Increase your knowledge of the topic of colonialism, which is defined as the control by one nation over a dependent area or people. Colonialism is often used synonymously with the term imperialism, although there are key differences between the two. While both refer to political or economic control by one nation over an “other,” colonialism involves the settlement of the colonizing power’s people in a new territory for the purpose of administration and exploitation of the territory’s natural resources and people, while imperialism can involve more indirect methods of domination. In that sense, colonialism is one of many expressions of imperialism.
Colonialism has been a feature of civilization since ancient times, when the Greeks, Romans, Egyptians, and Phoenicians built enormous empires through conquest and subsequent settlement of their people in newly conquered territories. Other empires followed suit, including the Islamic caliphates of the Middle Ages, which spread as a result of military victory, followed by the establishment of their culture and religion as colonizing influences.
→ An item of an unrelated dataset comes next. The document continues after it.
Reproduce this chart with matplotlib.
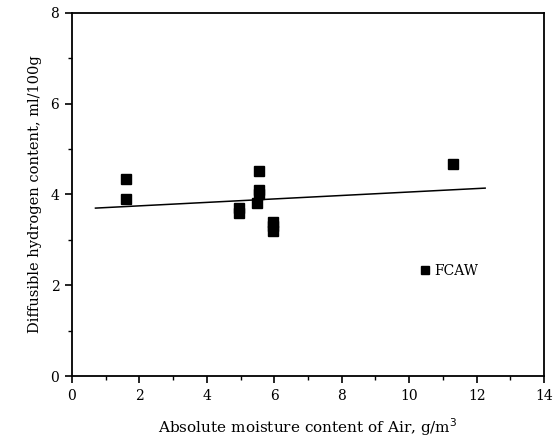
import numpy as np
import matplotlib.pyplot as plt
from matplotlib.ticker import MultipleLocator

moisture = [1.6, 1.6, 4.95, 4.95, 5.5, 5.55, 5.55, 5.55, 5.95, 5.95, 5.95, 11.3]
hydrogen = [4.35, 3.9, 3.7, 3.6, 3.82, 4.0, 4.1, 4.52, 3.4, 3.3, 3.2, 4.68]

# Fitted line end points
fit_x = [0.7, 12.25]
fit_y = [3.70, 4.14]

plt.rcParams['font.family'] = ['DejaVu Serif']

fig = plt.figure(figsize=(5.57, 4.42), dpi=100)
ax = fig.add_axes([0.129, 0.149, 0.848, 0.822])

ax.plot(moisture, hydrogen, 's', color='black', markersize=6.5, label='FCAW')
ax.plot(fit_x, fit_y, '-', color='black', linewidth=1.1)

ax.set_xlim(0, 14)
ax.set_ylim(0, 8)
ax.xaxis.set_major_locator(MultipleLocator(2))
ax.xaxis.set_minor_locator(MultipleLocator(1))
ax.yaxis.set_major_locator(MultipleLocator(2))
ax.yaxis.set_minor_locator(MultipleLocator(1))
ax.tick_params(which='major', direction='out', length=5, width=1.2, labelsize=10, pad=4)
ax.tick_params(which='minor', direction='out', length=3, width=1)
for s in ax.spines.values():
    s.set_linewidth(1.3)

ax.set_xlabel("Absolute moisture content of Air, g/m$^3$", fontsize=11, labelpad=10)
ax.set_ylabel("Diffusible hydrogen content, ml/100g", fontsize=10.5, labelpad=6)

ax.legend(loc='center', bbox_to_anchor=(0.80, 0.29), frameon=False,
          handlelength=0.6, handletextpad=0.4, markerscale=0.85, fontsize=10)

plt.savefig('out.png', dpi=100)
plt.close()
While colonialism isn’t specific to one people, group, or region, the concept is most closely associated with Western colonialism, beginning with the “Age of Discovery” in the fifteenth century. During that time period, advancements in navigation allowed European explorers, traders, and soldiers to travel farther and faster than they ever had before. Portugal led the way by establishing its first colonies in North Africa, followed by Spain, which established a vast empire in the Americas. The competition between those two nations soon expanded to include England, France, Germany, and the Netherlands, who fought for hegemony in Africa, the Americas, and Asia. Early colonial efforts were often masked as attempts to “civilize” indigenous peoples through conversion to Christianity.